Florence Parly a officiellement signé le 3 septembre l’arrêté créant le commandement de l’espace (CDE) au sein de l’armée de l’air, qui doit devenir à terme l’armée « de l’air et de l’espace ».
Quelques jours après l’annonce de sa création par Emmanuel Macron à la veille du 14 juillet, la ministre des Armées avait détaillé les objectifs du CDE lors d’un discours le 25 juillet sur la base aérienne de Lyon-Mont Verdun. « Disposer d’une défense spatiale renforcée est absolument essentiel : c’est notre liberté d’appréciation, d’accès et d’action dans l’espace qui est en jeu », avait alors expliqué Florence Parly, annonçant une extension de 700 millions d’euros du budget spatial militaire, sous forme de réallocation de crédits déjà attribués à son ministère, portant le total à 4,3 milliards d’euros d’ici à 2025.
Le nouveau commandement de l’espace rassemblera dans un premier temps les 220 personnels de l’actuel Commandement interarmées de l’espace (CIE), du centre opérationnel de surveillance militaire des objets spatiaux (Cosmos) et du centre militaire d’observation par satellites (CMOS). Il aura vocation à croître et atteindre sa dimension finale d’ici à 2025, date à laquelle le nouveau centre opérationnel spatial de l’armée de l’air, à Toulouse, aura certainement pris forme. Il « exercera des responsabilités dans le domaine de la conception et de la mise en œuvre de la politique spatiale militaire, ainsi que dans les domaines opérationnel et organique », précise le communiqué du ministère des Armées.
« La nouvelle doctrine spatiale militaire proposée par la ministre et que j’ai approuvée permettra d’assurer notre défense de l’espace et par l’espace », avait de son côté expliqué Emmanuel Macron, évoquant une meilleure protection de nos satellites « y compris de manière active », c’est-à-dire avec des armes spatiales.
Le choix d’intégrer l’espace au sein de l’armée de l’air va faire grincer des dents dans l’armée de terre et la marine, qui disposent toutes deux d’experts spatiaux, lesquels devront au moins pour partie rejoindre l’armée de l’air.
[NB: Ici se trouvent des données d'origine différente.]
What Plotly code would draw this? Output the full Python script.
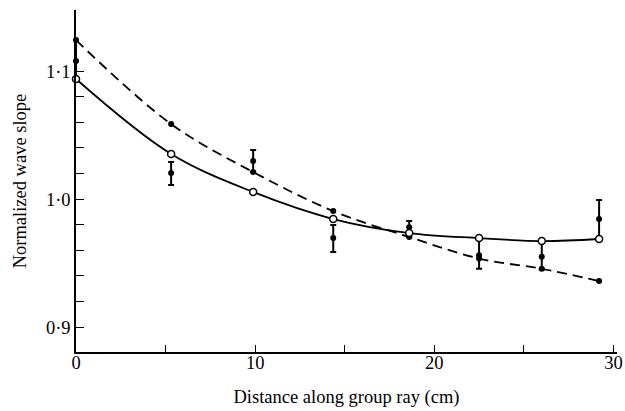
import plotly.graph_objects as go

# Model points (open circles, solid curve)
x_model = [0, 5.31, 9.89, 14.36, 18.6, 22.5, 26.0, 29.2]
y_solid = [1.0938, 1.0352, 1.0055, 0.9844, 0.9734, 0.9695, 0.9672, 0.9688]
# Model points (filled dots, dashed curve)
y_dashed = [1.1242, 1.0586, 1.0211, 0.9906, 0.9703, 0.9535, 0.9455, 0.9359]
# Measurements with error bars
y_meas = [1.1078, 1.0203, 1.0297, 0.9695, 0.9780, 0.9560, 0.9550, 0.9844]
err_plus = [0.0164, 0.0086, 0.0086, 0.0102, 0.0048, 0.0135, 0.0122, 0.0148]
err_minus = [0.0140, 0.0094, 0.0086, 0.0109, 0.0077, 0.0105, 0.0100, 0.0156]

x_ticks = [0, 5, 10, 15, 20, 25, 30]
x_ticktext = ["0", "", "10", "", "20", "", "30"]
y_ticks = [0.90, 0.92, 0.94, 0.96, 0.98, 1.00, 1.02, 1.04, 1.06, 1.08, 1.10]
y_ticktext = ["0·9", "", "", "", "", "1·0", "", "", "", "", "1·1"]

FONT = "Liberation Serif, DejaVu Serif, serif"
FS = 18.5

fig = go.Figure()

fig.add_trace(go.Scatter(
    x=x_model, y=y_dashed, mode="lines+markers",
    line=dict(color="black", width=1.8, dash="10px,6px", shape="spline", smoothing=1.0),
    marker=dict(color="black", size=6),
    cliponaxis=False, showlegend=False,
))
fig.add_trace(go.Scatter(
    x=x_model, y=y_meas, mode="markers",
    marker=dict(color="black", size=6),
    error_y=dict(type="data", array=err_plus, arrayminus=err_minus,
                 color="black", thickness=2, width=3),
    cliponaxis=False, showlegend=False,
))
fig.add_trace(go.Scatter(
    x=x_model, y=y_solid, mode="lines+markers",
    line=dict(color="black", width=1.8, shape="spline", smoothing=1.0),
    marker=dict(color="white", size=7, line=dict(color="black", width=1.5)),
    cliponaxis=False, showlegend=False,
))

fig.update_layout(
    width=625, height=411,
    margin=dict(l=76, r=8, t=10, b=59),
    paper_bgcolor="white", plot_bgcolor="white",
    font=dict(family=FONT, size=FS, color="black"),
)
fig.update_xaxes(
    range=[0, 30.2], showgrid=False, zeroline=False, automargin=False,
    showline=True, linecolor="black", linewidth=1.5,
    ticks="inside", ticklen=7, tickwidth=1.3, tickcolor="black",
    tickvals=x_ticks, ticktext=x_ticktext, ticklabeloverflow="allow",
    tickfont=dict(family=FONT, size=FS), ticklabelstandoff=-7,
    title=dict(text="Distance along group ray (cm)", font=dict(family=FONT, size=FS), standoff=18),
)
fig.update_yaxes(
    range=[0.8805, 1.1477], showgrid=False, zeroline=False, automargin=False,
    showline=True, linecolor="black", linewidth=1.5,
    ticks="inside", ticklen=8, tickwidth=1.3, tickcolor="black",
    tickvals=y_ticks, ticktext=y_ticktext,
    tickfont=dict(family=FONT, size=FS), ticklabelstandoff=0,
    title=dict(text="Normalized wave slope", font=dict(family=FONT, size=FS), standoff=14),
)

fig.write_html(
    "out.html",
    config={"displayModeBar": False},
    post_script=("document.documentElement.style.margin='0';document.body.style.margin='0';"
                 "document.documentElement.style.overflow='hidden';document.body.style.overflow='hidden';"),
)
Du côté des aviateurs, cette nouvelle responsabilité est une bonne nouvelle même si elle devra être suivie de mesures budgétaires adaptées.
Début 2019, la France avait publiquement envisagé, pour la première fois de son histoire, de concevoir et de mettre en orbite des armes spatiales afin d’exercer son droit à la légitime défense. Cette nouvelle capacité pourrait prendre plusieurs formes : des équipements embarqués sur de prochains satellites, comme des armes à énergie dirigée (lasers), des faisceaux à micro-ondes, ou des armes à impulsion électromagnétique ; un véhicule spatial agile capable, à l’image du drone X-37 B américain, de passer plusieurs semestres à évoluer sur les orbites basses pour y mener des opérations sensibles ; ou encore des missiles tirés depuis le sol. En face, un ennemi pourrait utiliser la même panoplie, parfois sans être détecté.
« Toutes les menaces sont crédibles ! Du cyber, avec des moyens faciles à mettre en œuvre et accessibles à des acteurs non étatiques, au missile antisatellite, en haut du spectre, qui a des conséquences immédiates et irréversibles, tout en portant un message politique fort », nous avait expliqué le général Michel Friedling, commandant interarmées de l’espace pour la France. « Dans ce contexte, placer une arme dans l’espace à des fins non agressives n’est pas en soi interdit, selon notre lecture du Traité de l’espace », avait-il poursuivi.
En France, les menaces sont classées selon leur capacité de nuisance, mais aussi selon leur acceptabilité pour celui qui les met en œuvre : « Un missile générera des débris dangereux pour tous les autres objets, y compris ceux de l’attaquant », précisait encore le général. Plus de 1 700 satellites sont aujourd’hui en orbite, et ils devraient être 6 000 dans cinq ans. Le secteur civil s’empare de l’espace, ce qui est à la fois une chance pour les militaires d’optimiser leurs coûts et une menace, avec des objets duaux (à l’usage civil et militaire) de plus en plus nombreux à surveiller.